Ela acabar, portanto, deve ter sido um grande alívio mundial, porque mesmo criança eu conseguia sentir isso. Podemos sentir na verdade até hoje: se você ouvir músicas da época, ver séries, etc, vai ver que existe mesmo essa ideia de que podemos superar as coisas (as drogas, a violência, a pobreza), porque o pior já havia passado. Os problemas existiam, mas se o mundo havia superado a pior coisa que era esse conflito de influência das potências, eles conseguiriam tudo. 

É claro, 2001 veio, as torres gêmeas caíram, e todo esse sonho veio a abaixo com quase tanta violência quanto as próprias torres. Mas em algum momento ali nos anos 90, eu creio que as pessoas acreditaram... em algo. Talvez na possibilidade de serem melhores. Talvez na possibilidade do mundo ser melhor. 

Agora, com essa guerra da Ucrânia, ameaça de um conflito global batendo às portas, e tudo mais que tem nos acontecido antes disso (a lembrar: pandemia, governos corruptos fascistas, inflações recordes... e todos os outros problemas que já citei antes), fico  pensando cada vez menos nos meus anos 90, e na esperança do mundo naqueles dias, e penso cada vez mais nos que cresceram durante um período mais sombrio, anterior. Como eles faziam para ter esperança que as coisas melhorariam? 

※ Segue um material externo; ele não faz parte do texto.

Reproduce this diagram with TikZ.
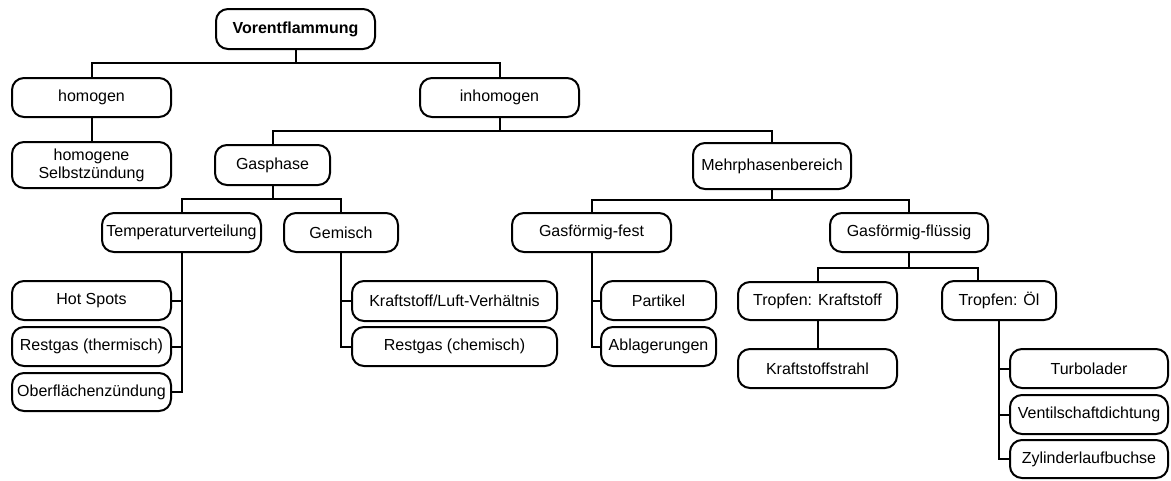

Me pergunto isso todos os dias. 


domingo, 13 de fevereiro de 2022

Crônicas do Ano do Tigre: A Paz Verde



Eles existem, estão espalhados por aí: os pequenos bolsões de paz na selva urbana. Ou médios, pelo menos: Alguns nem tendem a ser tão pequenos assim , mas certamente não tem nada de grandes - talvez porque isso acabe diminuindo o impacto das coisas, de certa forma. 

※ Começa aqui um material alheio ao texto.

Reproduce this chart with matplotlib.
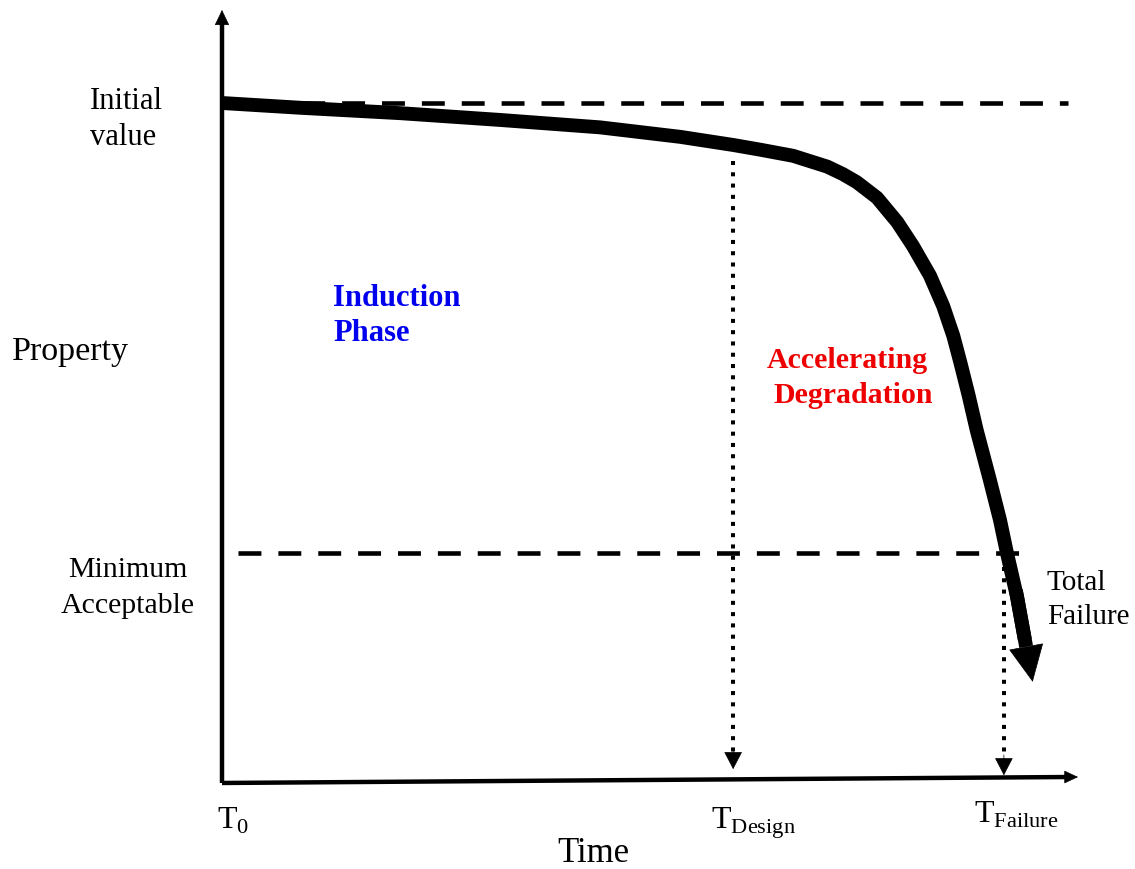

Podem ser parques, praças, ou até mesmo uma rua em especial: mas é ali que se sente algo especial, um descanso do correr frenético e cansativo. Quando cheguei aqui em São Paulo, por incrível que pareça, esse lugar de paz era uma rua sem saída, onde ao fim há uma árvore gigante. Fica em frente a um condomínio, e perto de uma avenida, mas ainda assim nunca vi um silêncio se aproximar tão rápido, como se a árvore fosse ela mesma um ímã do silêncio. Sempre vou lá quando posso, com minha esposa, buscar um pouco dessa tranquilidade.

(Madrinha, é como chamo a árvore. Sou bicho-grilo mesmo, dou nome para as coisas)

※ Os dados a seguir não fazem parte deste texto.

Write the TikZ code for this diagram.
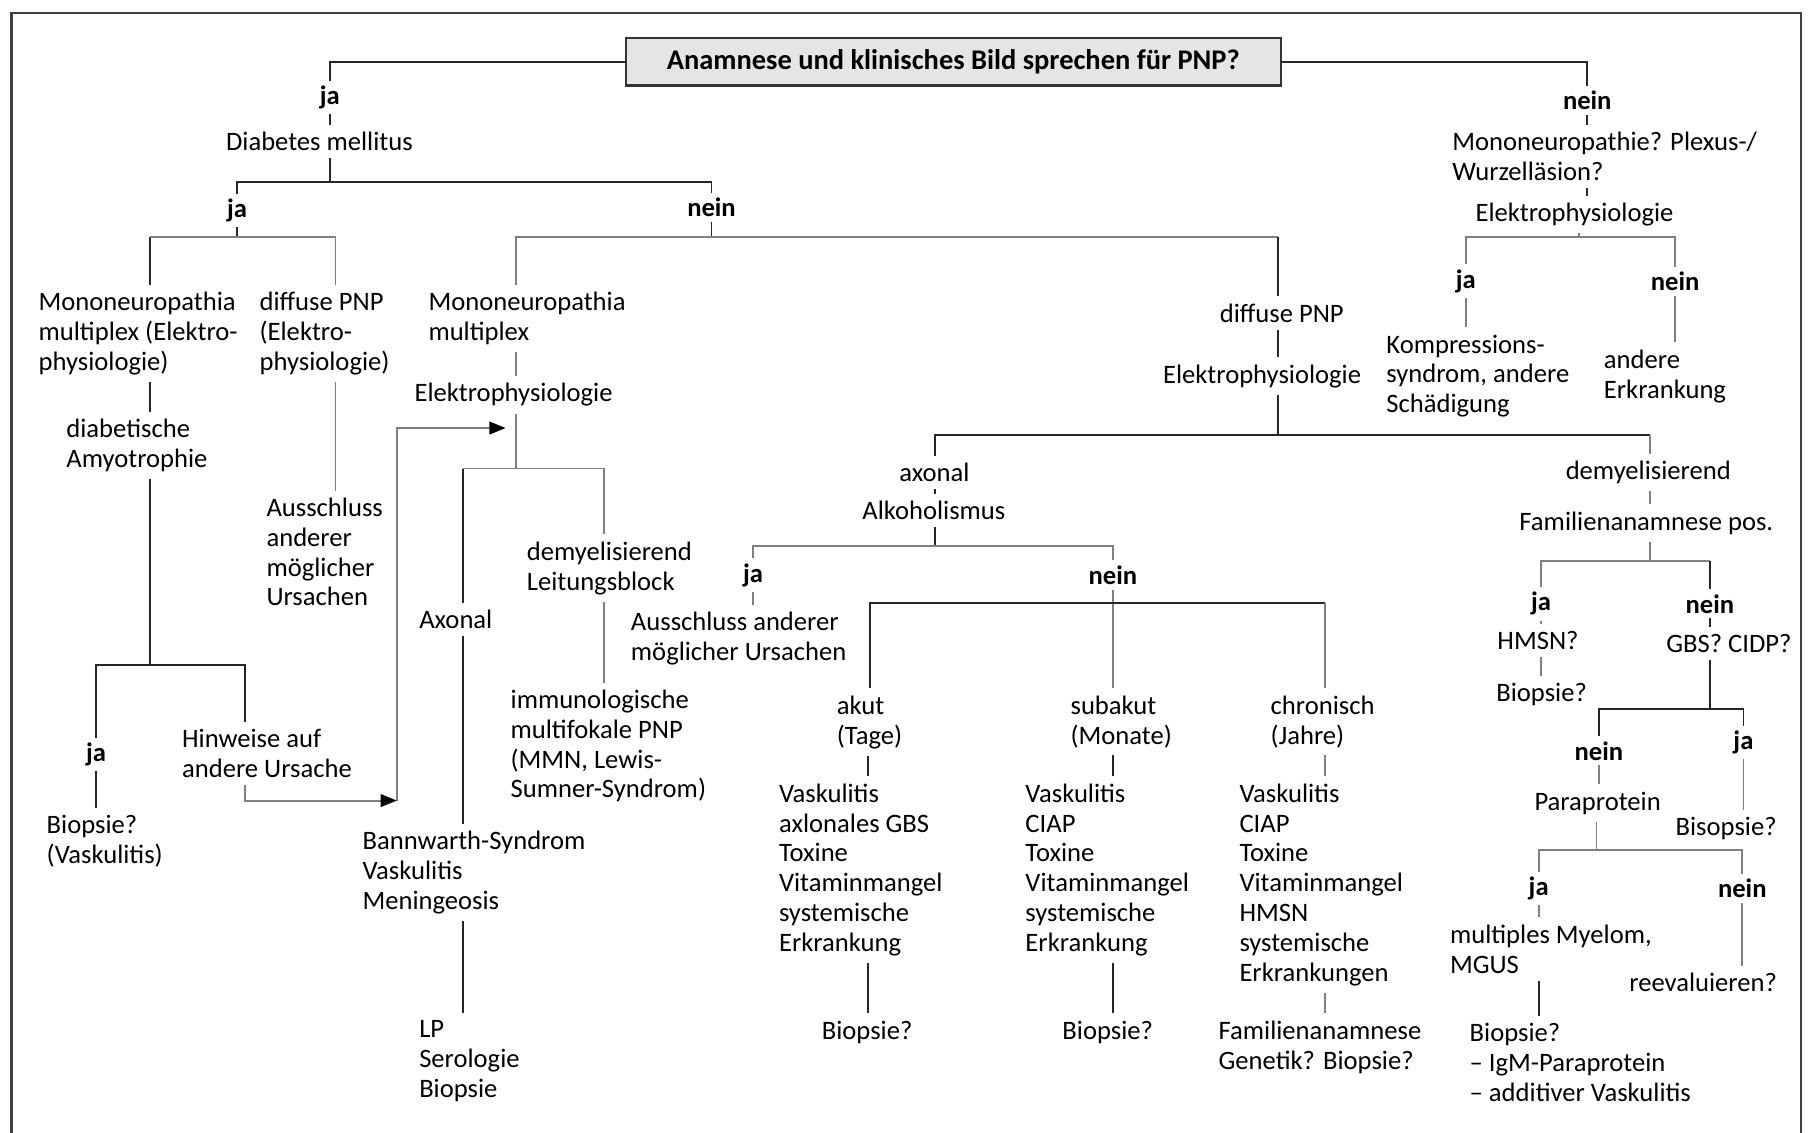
\documentclass[tikz,border=0pt]{standalone}
\usepackage{fontspec}
\setmainfont{Carlito}
\usetikzlibrary{arrows.meta}
\tikzset{
  txt/.style={font=\fontsize{11.5pt}{12.9pt}\selectfont, align=left, anchor=north west, inner sep=3pt, yshift=-1pt},
  lbl/.style={font=\fontsize{11.5pt}{12.9pt}\selectfont\bfseries, inner sep=2pt, yshift=-1pt},
  ln/.style={black!85, line width=0.8pt},
  lng/.style={black!50, line width=0.8pt},
  arrtip/.style={-{Triangle[length=7pt,width=5.5pt,color=black]}},
}
\begin{document}
\begin{tikzpicture}[x=0.5pt,y=-0.5pt]
        \useasboundingbox (0,0) rectangle (1568,979);
        %% Frame
        \draw[black!75,line width=1pt] (10,979) -- (10,11) -- (1557,11) -- (1557,979);
        %% Root
        \node[draw=black!80,line width=1pt,fill=black!10,minimum width=283pt,minimum height=20.5pt,
            inner sep=0pt,font=\fontsize{12.3pt}{13pt}\selectfont\bfseries]
            (root) at (824,53.5) {Anamnese und klinisches Bild sprechen für PNP?};
        \node[lbl] (jaT) at (285,82) {ja};
        \node[txt] (diab) at (189,106) {Diabetes mellitus};
        \node[lbl] (neinT) at (1372,85) {nein};
        \draw[ln] (root.west) -| (jaT.north);
        \draw[ln] (root.east) -| (neinT.north);
        \draw[ln] (jaT.south) -- (jaT.south |- diab.north);
        %% Right branch: no PNP
        \node[txt] (mono) at (1249,106) {Mononeuropathie? Plexus-/\\Wurzelläsion?};
        \node[txt] (elR) at (1269,167) {Elektrophysiologie};
        \node[lbl] (jaR) at (1267,241) {ja};
        \node[lbl] (neinR) at (1448,241) {nein};
        \node[txt] (kompr) at (1192,281) {Kompressions-\\syndrom, andere\\Schädigung};
        \node[txt] (andErk) at (1380,294) {andere\\Erkrankung};
        \draw[ln] (neinT.south) -- (1372,0 |- mono.north);
        \draw[ln] (1372,0 |- mono.south) -- (1372,0 |- elR.north);
        \draw[lng] (1365,0 |- elR.south) -- (1365,205);
        \draw[lng] (jaR.north) |- (0,205 -| neinR.north) -- (neinR.north);
        \draw[lng] (jaR.south) -- (1267,0 |- kompr.north);
        \draw[lng] (neinR.south) -- (1448,0 |- andErk.north);
        %% Diabetes
        \node[lbl] (jaD) at (205,180) {ja};
        \node[lbl] (neinD) at (615,177) {nein};
        \draw[ln] (285,0 |- diab.south) -- (285,157);
        \draw[ln] (jaD.north) |- (0,157 -| neinD.north) -- (neinD.north);
        \draw[ln] (jaD.south) -- (205,205);
        \draw[ln] (neinD.south) -- (615,205);
        %% Diabetes: ja
        \node[txt] (mmA) at (27,244) {Mononeuropathia\\multiplex (Elektro-\\physiologie)};
        \node[txt] (dpA) at (218,244) {diffuse PNP\\(Elektro-\\physiologie)};
        \node[txt] (amyo) at (51,354) {diabetische\\Amyotrophie};
        \node[txt] (aus1) at (224,422) {Ausschluss\\anderer\\möglicher\\Ursachen};
        \node[lbl] (jaA) at (83,650) {ja};
        \node[txt] (hinw) at (151,622) {Hinweise auf\\andere Ursache};
        \node[txt] (biopV) at (34,696) {Biopsie?\\(Vaskulitis)};
        \draw[ln] (130,205) -- (130,0 |- mmA.north);
        \draw[lng] (130,205) -- (290,205) -- (290,0 |- dpA.north);
        \draw[ln] (130,0 |- mmA.south) -- (130,0 |- amyo.north);
        \draw[ln] (130,0 |- amyo.south) -- (130,575);
        \draw[ln] (jaA.north) |- (212,575) -- (212,0 |- hinw.north);
        \draw[ln] (jaA.south) -- (jaA.south |- biopV.north);
        \draw[lng] (290,0 |- dpA.south) -- (290,0 |- aus1.north);
        %% Diabetes: nein, Mononeuropathia multiplex
        \node[txt] (mmB) at (364,244) {Mononeuropathia\\multiplex};
        \node[txt] (elB) at (352,323) {Elektrophysiologie};
        \node[txt] (axB) at (356,519) {Axonal};
        \node[txt] (bann) at (307,710) {Bannwarth-Syndrom\\Vaskulitis\\Meningeosis};
        \node[txt] (lp) at (356,874) {LP\\Serologie\\Biopsie};
        \node[txt] (demB) at (449,460) {demyelisierend\\Leitungsblock};
        \node[txt] (immu) at (435,588) {immunologische\\multifokale PNP\\(MMN, Lewis-\\Sumner-Syndrom)};
        \coordinate (hEnd) at (343,692);
        \coordinate (eEnd) at (437,370);
        \draw[lng,arrtip] (212,0 |- hinw.south) |- (hEnd);
        \draw[lng,arrtip] (hEnd) |- (eEnd);
        \draw[lng] (446,0 |- mmB.north) |- (1105,205);
        \draw[lng] (446,0 |- mmB.south) -- (446,0 |- elB.north);
        \draw[lng] (446,0 |- elB.south) -- (446,405);
        \draw[ln] (400,405) -- (400,0 |- axB.north);
        \draw[lng] (400,405) -- (522,405) -- (522,0 |- demB.north);
        \draw[ln] (400,0 |- axB.south) -- (400,0 |- bann.north);
        \draw[ln] (400,0 |- bann.south) -- (400,0 |- lp.north);
        \draw[lng] (522,0 |- demB.south) -- (522,0 |- immu.north);
        %% Diabetes: nein, diffuse PNP
        \node[txt] (dpC) at (1048,254) {diffuse PNP};
        \node[txt] (elC) at (999,307) {Elektrophysiologie};
        \draw[ln] (1105,205) -- (1105,0 |- dpC.north);
        \draw[ln] (1105,0 |- dpC.south) -- (1105,0 |- elC.north);
        \draw[ln] (1105,0 |- elC.south) -- (1105,376);
        %% axonal
        \node[txt] (axC) at (771,392) {axonal};
        \node[txt] (alko) at (739,425) {Alkoholismus};
        \node[lbl] (jaC) at (651,495) {ja};
        \node[lbl] (neinC) at (962,495) {nein};
        \node[txt] (ausC) at (539,521) {Ausschluss anderer\\möglicher Ursachen};
        \node[txt] (akut) at (717,593) {akut\\(Tage)};
        \node[txt] (subak) at (919,593) {subakut\\(Monate)};
        \node[txt] (chron) at (1092,593) {chronisch\\(Jahre)};
        \node[txt] (listA) at (667,669) {Vaskulitis\\axlonales GBS\\Toxine\\Vitaminmangel\\systemische\\Erkrankung};
        \node[txt] (listB) at (880,669) {Vaskulitis\\CIAP\\Toxine\\Vitaminmangel\\systemische\\Erkrankung};
        \node[txt] (listC) at (1065,669) {Vaskulitis\\CIAP\\Toxine\\Vitaminmangel\\HMSN\\systemische\\Erkrankungen};
        \node[txt] (biopA) at (704,874) {Biopsie?};
        \node[txt] (biopB) at (912,874) {Biopsie?};
        \node[txt] (famC) at (1047,874) {Familienanamnese\\Genetik? Biopsie?};
        \draw[ln] (808,0 |- axC.north) |- (1426,376);
        \draw[ln] (808,0 |- axC.south) -- (808,0 |- alko.north);
        \draw[ln] (808,0 |- alko.south) -- (808,472);
        \draw[lng] (jaC.north) |- (0,472 -| neinC.north) -- (neinC.north);
        \draw[lng] (jaC.south) -- (651,0 |- ausC.north);
        \draw[lng] (neinC.south) -- (962,0 |- subak.north);
        \draw[ln] (752,0 |- akut.north) |- (1145,521);
        \draw[lng] (1145,521) -- (1145,0 |- chron.north);
        \draw[ln] (750,0 |- akut.south) -- (750,0 |- listA.north);
        \draw[ln] (962,0 |- subak.south) -- (962,0 |- listB.north);
        \draw[lng] (1145,0 |- chron.south) -- (1145,0 |- listC.north);
        \draw[ln] (750,0 |- listA.south) -- (750,0 |- biopA.north);
        \draw[ln] (962,0 |- listB.south) -- (962,0 |- biopB.north);
        \draw[lng] (1145,0 |- listC.south) -- (1145,0 |- famC.north);
        %% demyelisierend
        \node[txt] (demC) at (1347,390) {demyelisierend};
        \node[txt] (famP) at (1307,434) {Familienanamnese pos.};
        \node[lbl] (jaE) at (1332,520) {ja};
        \node[lbl] (neinE) at (1478,520) {nein};
        \node[txt] (hmsn) at (1288,537) {HMSN?};
        \node[txt] (biopE) at (1287,582) {Biopsie?};
        \node[txt] (gbs) at (1434,540) {GBS? CIDP?};
        \node[lbl] (neinF) at (1382,647) {nein};
        \node[lbl] (jaF) at (1507,640) {ja};
        \node[txt] (para) at (1320,676) {Paraprotein};
        \node[txt] (bisop) at (1442,698) {Bisopsie?};
        \node[lbl] (jaG) at (1330,766) {ja};
        \node[lbl] (neinG) at (1506,766) {nein};
        \node[txt] (mult) at (1247,791) {multiples Myelom,\\MGUS};
        \node[txt] (reev) at (1402,833) {reevaluieren?};
        \node[txt] (biopG) at (1264,876) {Biopsie?\\– IgM-Paraprotein\\– additiver Vaskulitis};
        \draw[lng] (1426,376) -- (1426,0 |- demC.north);
        \draw[lng] (1426,0 |- demC.south) -- (1426,0 |- famP.north);
        \draw[lng] (1426,0 |- famP.south) -- (1426,485);
        \draw[lng] (jaE.north) |- (0,485 -| neinE.north);
        \draw[ln] (1478,485) -- (neinE.north);
        \draw[lng] (jaE.south) -- (1332,0 |- hmsn.north);
        \draw[lng] (1332,0 |- hmsn.south) -- (1332,0 |- biopE.north);
        \draw[ln] (neinE.south) -- (1478,0 |- gbs.north);
        \draw[ln] (1478,0 |- gbs.south) -- (1478,613);
        \draw[ln] (neinF.north) |- (0,613 -| jaF.north) -- (jaF.north);
        \draw[lng] (neinF.south) -- (1382,0 |- para.north);
        \draw[lng] (jaF.south) -- (1507,0 |- bisop.north);
        \draw[lng] (1380,0 |- para.south) -- (1380,735);
        \draw[lng] (jaG.north) |- (0,735 -| neinG.north) -- (neinG.north);
        \draw[lng] (jaG.south) -- (1330,0 |- mult.north);
        \draw[lng] (neinG.south) -- (1506,0 |- reev.north);
        \draw[ln] (1330,0 |- mult.south) -- (1330,0 |- biopG.north);
    \end{tikzpicture}
\end{document}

Com o tempo, fui encontrando outros lugares, alguns óbvios ( a biblioteca da CCSP e sua gibiteca, é claro), outros nem tanto (por algum motivo, a rua ao lado do hospital Santa Catarina, na Avenida Paulista, me dão uma paz tremenda!)... mas em todo lugar de São Paulo, eu fui montando estes pequenos santuários pessoais, estes lugares de reenergização. Tudo isso para minha grande surpresa: não esperava isso de uma cidade tão grande como aqui. Talvez eu tivesse uma visão errada quando vim para cá. 

Em Belém do Pará, por 27 anos meu lugar de paz era uma avenida toda: a Gentil, lugar onde ficam tanto minha biblioteca favorita quanto muitas memórias de jovem. Quantas vezes não voltei no ônibus, o calor intenso no coletivo de janelas fechadas para a chuva não entrar, mas ansioso para chegar em casa e ler os livros emprestados do Centur? Estas são, talvez, uma das mais fortes memórias que carrego em meu coração de minha cidade natal. 

E ontem, no sábado, quase pude reviver estas mesmas memórias de descoberta de paz, quando fui com minha esposa no parque Severo Gomes, um lugar tristemente cercado por um bairro rico (e portanto distante da realidade do bravo povo à margem aqui do meu bairro, por exemplo), mas tão poético que chega me dói o coração de lembrar. Crianças brincam e comem em picnics ali, e há trilhas: ao longe o som do riacho restaurado pela ação do Estado. O calor do dia completamente reduzido pelas árvores.... é um paraíso, amigos. Gostaria que todos que moram aqui em São Paulo pudessem ir lá e desfrutar, garanto que pelo menos relaxados vocês saem. 

Mas nem todos tem o mesmo caminho de paz - e portanto nem todos tem o mesmo jeito de montar estes santuários. Então, a pergunta que fica é: 

Quais são seus lugares de paz na sua cidade?